→ REQUIRED TASK:
For this exercise, repeat all of the material verbatim apart from its images.

[begin SUPPLIED MATERIAL]

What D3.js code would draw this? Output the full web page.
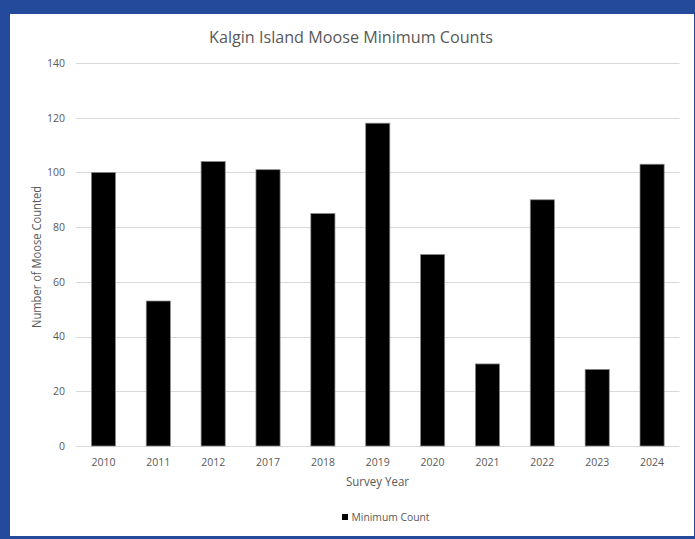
<!DOCTYPE html>
<html>
<head>
<meta charset="utf-8">
<script src="https://cdn.jsdelivr.net/npm/d3@7/dist/d3.min.js"></script>
<style>
  html, body { margin: 0; padding: 0; background: #fff; }
  svg { display: block; }
  text { font-family: "Open Sans", "Noto Sans", sans-serif; fill: #595959; }
</style>
</head>
<body>
<svg id="chart" width="695" height="539"></svg>
<script>
const categories = ["2010", "2011", "2012", "2017", "2018", "2019", "2020", "2021", "2022", "2023", "2024"];
const minimumCount = [100, 53, 104, 101, 85, 118, 70, 30, 90, 28, 103];
const yTicks = [0, 20, 40, 60, 80, 100, 120, 140];
const titleText = "Kalgin Island Moose Minimum Counts";
const xAxisTitle = "Survey Year";
const yAxisTitle = "Number of Moose Counted";
const seriesName = "Minimum Count";

const svg = d3.select("#chart");
const W = 695, H = 539;

// blue frame
svg.append("rect").attr("x", 0).attr("y", 0).attr("width", W).attr("height", H).attr("fill", "#234a9b");
svg.append("rect").attr("x", 10).attr("y", 14).attr("width", 684).attr("height", 522).attr("fill", "#ffffff");

const plot = { left: 76, right: 679.5, top: 63, bottom: 446 };

const x = d3.scaleBand().domain(categories).range([plot.left, plot.right]).paddingInner(0.56).paddingOuter(0.28);
const y = d3.scaleLinear().domain([0, 140]).range([plot.bottom, plot.top]);

// gridlines
svg.append("g").selectAll("line").data(yTicks).join("line")
  .attr("x1", plot.left).attr("x2", plot.right)
  .attr("y1", d => Math.round(y(d)) + 0.5).attr("y2", d => Math.round(y(d)) + 0.5)
  .attr("stroke", "#d9d9d9").attr("stroke-width", 1);

// y axis labels
const yAxis = d3.axisLeft(y).tickValues(yTicks).tickSize(0).tickPadding(0);
const gy = svg.append("g").attr("transform", `translate(65,0)`).call(yAxis);
gy.select(".domain").remove();
gy.selectAll("text").attr("font-size", "10.5px").style("fill", "#595959").attr("font-family", "Open Sans");

// bars
svg.append("g").selectAll("rect").data(minimumCount).join("rect")
  .attr("x", (d, i) => x(categories[i]))
  .attr("y", d => y(d))
  .attr("width", x.bandwidth())
  .attr("height", d => plot.bottom - y(d))
  .attr("fill", "#000000")
  .attr("stroke", "#8c8c8c")
  .attr("stroke-width", 0.75);

// x axis
const xAxis = d3.axisBottom(x).tickSize(0).tickPadding(0);
const gx = svg.append("g").attr("transform", `translate(0,${plot.bottom})`).call(xAxis);
gx.select(".domain").remove();
gx.selectAll("text").attr("font-size", "10.5px").attr("dy", "0").attr("y", 19.5).style("fill", "#595959").attr("font-family", "Open Sans");

// title
svg.append("text").attr("x", 351).attr("y", 43).attr("text-anchor", "middle")
  .attr("font-size", "16px").attr("textLength", 284).attr("lengthAdjust", "spacingAndGlyphs")
  .text(titleText);

// x axis title
svg.append("text").attr("x", 377.5).attr("y", 486).attr("text-anchor", "middle")
  .attr("font-size", "12px").attr("textLength", 63).attr("lengthAdjust", "spacingAndGlyphs")
  .text(xAxisTitle);

// y axis title
svg.append("text").attr("transform", "translate(41,257) rotate(-90)").attr("text-anchor", "middle")
  .attr("font-size", "12px").attr("textLength", 142).attr("lengthAdjust", "spacingAndGlyphs")
  .text(yAxisTitle);

// legend
svg.append("rect").attr("x", 342).attr("y", 514).attr("width", 6).attr("height", 6).attr("fill", "#000");
svg.append("text").attr("x", 351.5).attr("y", 520.5).attr("font-size", "10px")
  .attr("textLength", 78).attr("lengthAdjust", "spacingAndGlyphs")
  .text(seriesName);
</script>
</body>
</html>
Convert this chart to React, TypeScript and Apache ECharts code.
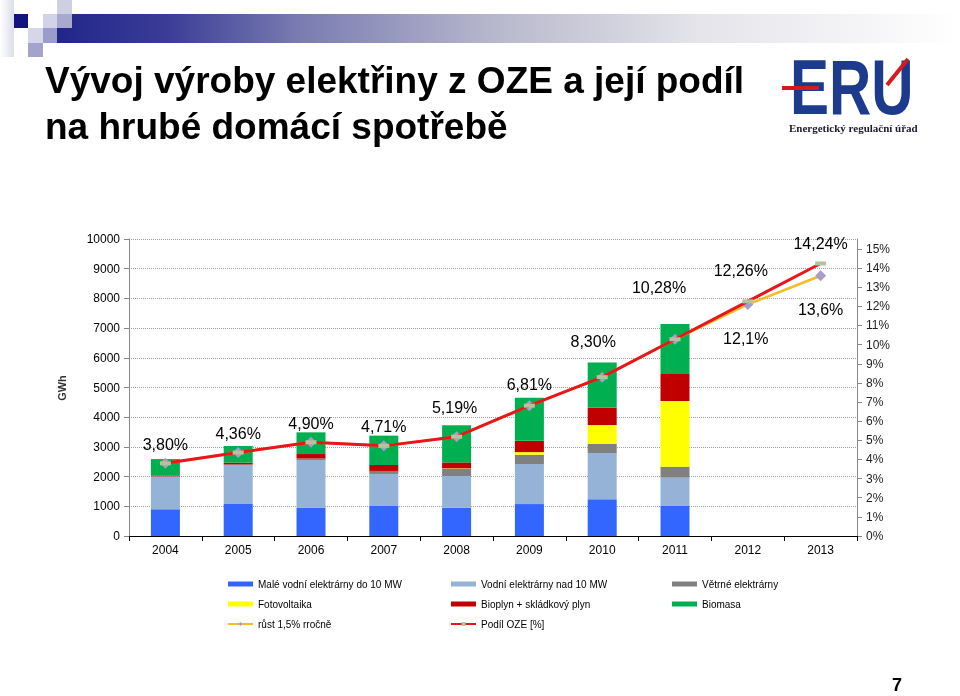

[end SUPPLIED MATERIAL]

→ RESULT BELOW:
What D3.js code would draw this? Output the full web page.
<!DOCTYPE html>
<html>
<head>
<meta charset="utf-8">
<script src="https://cdn.jsdelivr.net/npm/d3@7/dist/d3.min.js"></script>
<style>
  html, body { margin: 0; padding: 0; background: #fff; }
  svg { display: block; }
  text { font-family: "Open Sans", "Noto Sans", sans-serif; fill: #595959; }
</style>
</head>
<body>
<svg id="chart" width="695" height="539"></svg>
<script>
const categories = ["2010", "2011", "2012", "2017", "2018", "2019", "2020", "2021", "2022", "2023", "2024"];
const minimumCount = [100, 53, 104, 101, 85, 118, 70, 30, 90, 28, 103];
const yTicks = [0, 20, 40, 60, 80, 100, 120, 140];
const titleText = "Kalgin Island Moose Minimum Counts";
const xAxisTitle = "Survey Year";
const yAxisTitle = "Number of Moose Counted";
const seriesName = "Minimum Count";

const svg = d3.select("#chart");
const W = 695, H = 539;

// blue frame
svg.append("rect").attr("x", 0).attr("y", 0).attr("width", W).attr("height", H).attr("fill", "#234a9b");
svg.append("rect").attr("x", 10).attr("y", 14).attr("width", 684).attr("height", 522).attr("fill", "#ffffff");

const plot = { left: 76, right: 679.5, top: 63, bottom: 446 };

const x = d3.scaleBand().domain(categories).range([plot.left, plot.right]).paddingInner(0.56).paddingOuter(0.28);
const y = d3.scaleLinear().domain([0, 140]).range([plot.bottom, plot.top]);

// gridlines
svg.append("g").selectAll("line").data(yTicks).join("line")
  .attr("x1", plot.left).attr("x2", plot.right)
  .attr("y1", d => Math.round(y(d)) + 0.5).attr("y2", d => Math.round(y(d)) + 0.5)
  .attr("stroke", "#d9d9d9").attr("stroke-width", 1);

// y axis labels
const yAxis = d3.axisLeft(y).tickValues(yTicks).tickSize(0).tickPadding(0);
const gy = svg.append("g").attr("transform", `translate(65,0)`).call(yAxis);
gy.select(".domain").remove();
gy.selectAll("text").attr("font-size", "10.5px").style("fill", "#595959").attr("font-family", "Open Sans");

// bars
svg.append("g").selectAll("rect").data(minimumCount).join("rect")
  .attr("x", (d, i) => x(categories[i]))
  .attr("y", d => y(d))
  .attr("width", x.bandwidth())
  .attr("height", d => plot.bottom - y(d))
  .attr("fill", "#000000")
  .attr("stroke", "#8c8c8c")
  .attr("stroke-width", 0.75);

// x axis
const xAxis = d3.axisBottom(x).tickSize(0).tickPadding(0);
const gx = svg.append("g").attr("transform", `translate(0,${plot.bottom})`).call(xAxis);
gx.select(".domain").remove();
gx.selectAll("text").attr("font-size", "10.5px").attr("dy", "0").attr("y", 19.5).style("fill", "#595959").attr("font-family", "Open Sans");

// title
svg.append("text").attr("x", 351).attr("y", 43).attr("text-anchor", "middle")
  .attr("font-size", "16px").attr("textLength", 284).attr("lengthAdjust", "spacingAndGlyphs")
  .text(titleText);

// x axis title
svg.append("text").attr("x", 377.5).attr("y", 486).attr("text-anchor", "middle")
  .attr("font-size", "12px").attr("textLength", 63).attr("lengthAdjust", "spacingAndGlyphs")
  .text(xAxisTitle);

// y axis title
svg.append("text").attr("transform", "translate(41,257) rotate(-90)").attr("text-anchor", "middle")
  .attr("font-size", "12px").attr("textLength", 142).attr("lengthAdjust", "spacingAndGlyphs")
  .text(yAxisTitle);

// legend
svg.append("rect").attr("x", 342).attr("y", 514).attr("width", 6).attr("height", 6).attr("fill", "#000");
svg.append("text").attr("x", 351.5).attr("y", 520.5).attr("font-size", "10px")
  .attr("textLength", 78).attr("lengthAdjust", "spacingAndGlyphs")
  .text(seriesName);
</script>
</body>
</html>
Convert this chart to React, TypeScript and Apache ECharts code.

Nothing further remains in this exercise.